No solo las dictaduras censuran. Los gobiernos llamados democráticos lo hacen de manera muy sutil. Como no hay un medio determinado para la difusión de las ideas, el Estado crea sus propios mecanismos. Sutil porque no prohíbe, pero “le corta el agua y la luz” a los autores que se oponen a su política.
Hoy día, a pesar de la tradicional persecución a la obra impresa, la censura se concentra principalmente en los medios de mayor difusión de ideas: la radio, la televisión y el cine. Cuando se trata de la moral pública la censura pasa desapercibida y no se percibe tanto como la que se basa en criterios ideológicos y políticos. Pero es censura.

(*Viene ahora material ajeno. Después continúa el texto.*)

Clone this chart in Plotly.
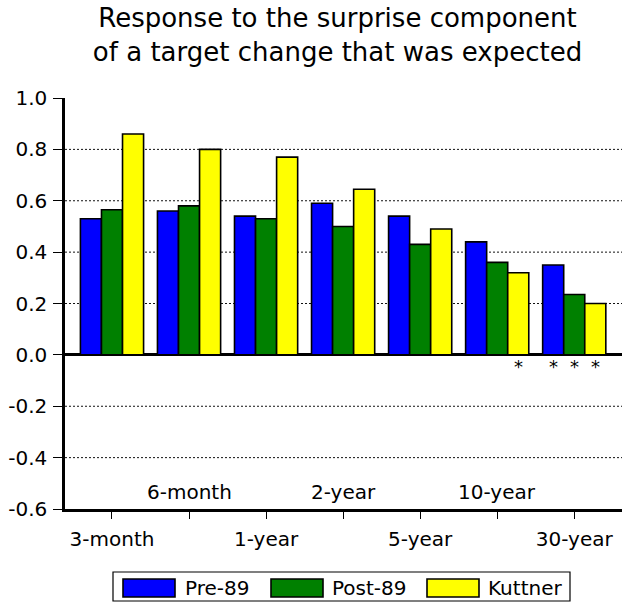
import plotly.graph_objects as go

categories = ["3-month", "6-month", "1-year", "2-year", "5-year", "10-year", "30-year"]
label_below = [True, False, True, False, True, False, True]
series_names = ["Pre-89", "Post-89", "Kuttner"]
pre89 = [0.53, 0.56, 0.54, 0.59, 0.54, 0.44, 0.35]
post89 = [0.565, 0.58, 0.53, 0.50, 0.43, 0.36, 0.235]
kuttner = [0.86, 0.80, 0.77, 0.645, 0.49, 0.32, 0.20]
# significance markers (*) per series
sig_pre = [False, False, False, False, False, False, True]
sig_post = [False, False, False, False, False, False, True]
sig_kut = [False, False, False, False, False, True, True]
y_ticks = [-0.6, -0.4, -0.2, 0.0, 0.2, 0.4, 0.6, 0.8, 1.0]
y_ticktext = ["-0.6", "-0.4", "-0.2", "0.0", "0.2", "0.4", "0.6", "0.8", "1.0"]
grid_vals = [-0.4, -0.2, 0.2, 0.4, 0.6, 0.8]

colors = ["#0000FF", "#008000", "#FFFF00"]
values = [pre89, post89, kuttner]
sigs = [sig_pre, sig_post, sig_kut]
FONT = "DejaVu Sans, Verdana, sans-serif"

W, H = 624, 603
L, R, T, B = 65, 2, 98, 94
PW, PH = W - L - R, H - T - B


def px2x(px):
    # screen px -> paper x
    return (px - L) / PW


def py2y(py):
    # screen py -> paper y
    return (H - B - py) / PH


bargap = 0.18
bw = (1 - bargap) / 3
xs = list(range(len(categories)))

fig = go.Figure()
for name, vals, col in zip(series_names, values, colors):
    fig.add_trace(go.Bar(x=xs, y=vals, name=name, showlegend=False,
                         marker=dict(color=col, line=dict(color="black", width=1.6))))

shapes = []
for g in grid_vals:
    shapes.append(dict(type="line", xref="paper", x0=0, x1=1, yref="y", y0=g, y1=g,
                       line=dict(color="#111", width=1, dash="2px,2px"), layer="below"))

anns = []
for j, sg in enumerate(sigs):
    for i, s in enumerate(sg):
        if s:
            anns.append(dict(x=i + (j - 1) * bw, y=-0.045, xref="x", yref="y", text="*",
                             showarrow=False, font=dict(size=18, color="black", family=FONT)))
for i, (c, b) in enumerate(zip(categories, label_below)):
    if not b:
        anns.append(dict(x=i, y=-0.533, xref="x", yref="y", text=c, showarrow=False,
                         font=dict(size=20, color="black", family=FONT)))

# custom legend with wide swatches
shapes.append(dict(type="rect", xref="paper", yref="paper", x0=px2x(113), x1=px2x(570),
                   y0=py2y(601), y1=py2y(572), line=dict(color="black", width=1.2),
                   fillcolor="white"))
sw_left = [123, 271, 427]
txt_left = [183, 330, 486]
for name, col, sx, tx in zip(series_names, colors, sw_left, txt_left):
    shapes.append(dict(type="rect", xref="paper", yref="paper", x0=px2x(sx), x1=px2x(sx + 52),
                       y0=py2y(597), y1=py2y(579), line=dict(color="black", width=1.6),
                       fillcolor=col))
    anns.append(dict(x=px2x(tx), y=py2y(588), xref="paper", yref="paper", text=name,
                     showarrow=False, xanchor="left", yanchor="middle",
                     font=dict(size=20, color="black", family=FONT)))

fig.update_layout(
    width=W, height=H,
    margin=dict(l=L, r=R, t=T, b=B),
    paper_bgcolor="white", plot_bgcolor="white",
    barmode="group", bargap=bargap, bargroupgap=0,
    showlegend=False,
    title=dict(text="Response to the surprise component<br>of a target change that was expected",
               x=337.5 / W, xanchor="center", yref="container", y=1 - 27 / H, yanchor="top",
               font=dict(size=26, color="black", family=FONT)),
    font=dict(family=FONT, size=20, color="black"),
    xaxis=dict(range=[-0.61, 6.62], tickvals=xs,
               ticktext=[c if b else "" for c, b in zip(categories, label_below)],
               showgrid=False, zeroline=False, showline=True, linecolor="black", linewidth=2.5,
               ticks="outside", ticklen=7, tickcolor="black", tickwidth=1.2, ticklabelstandoff=3),
    yaxis=dict(range=[-0.6, 1.0], tickvals=y_ticks, ticktext=y_ticktext,
               showgrid=False, zeroline=True, zerolinecolor="black", zerolinewidth=2.5,
               showline=True, linecolor="black", linewidth=2.5,
               ticks="outside", ticklen=9, tickcolor="black", tickwidth=1.2, ticklabelstandoff=2),
    shapes=shapes,
    annotations=anns,
)
fig.write_html("out.html", config={"displayModeBar": False},
               post_script="document.body.style.margin='0';document.body.style.overflow='hidden';")
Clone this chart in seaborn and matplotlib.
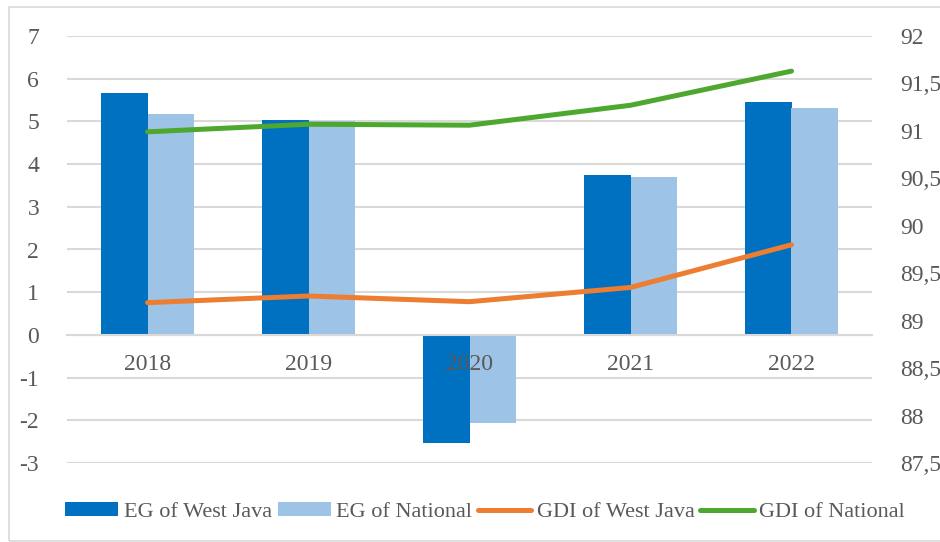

Con la nueva, novedosa y eficaz Internet, si no se le prohíbe, como en Afganistán en la época de los talibanes, la censura es impotente.
La historia de la censura muestra que las ideas son irreprimibles. Que todo intento de impedir su difusión es arbitrario y desprovisto de sentido. Los gobiernos se atribuyen el derecho de prohibir sin tomar en cuenta la ilegalidad de sus medidas. Se prohíben de manera sumaria ideas que ni siquiera atentan contra la abstracta “seguridad del Estado”.
Si la censura aparentemente ha desaparecido del discurso político en los países llamados democráticos, no sucede lo mismo en el mundo del arte y la cultura. Los creadores piensan que la pueden burlar tratando de no agredir el statu quo sin darse cuenta de que se autocensuran.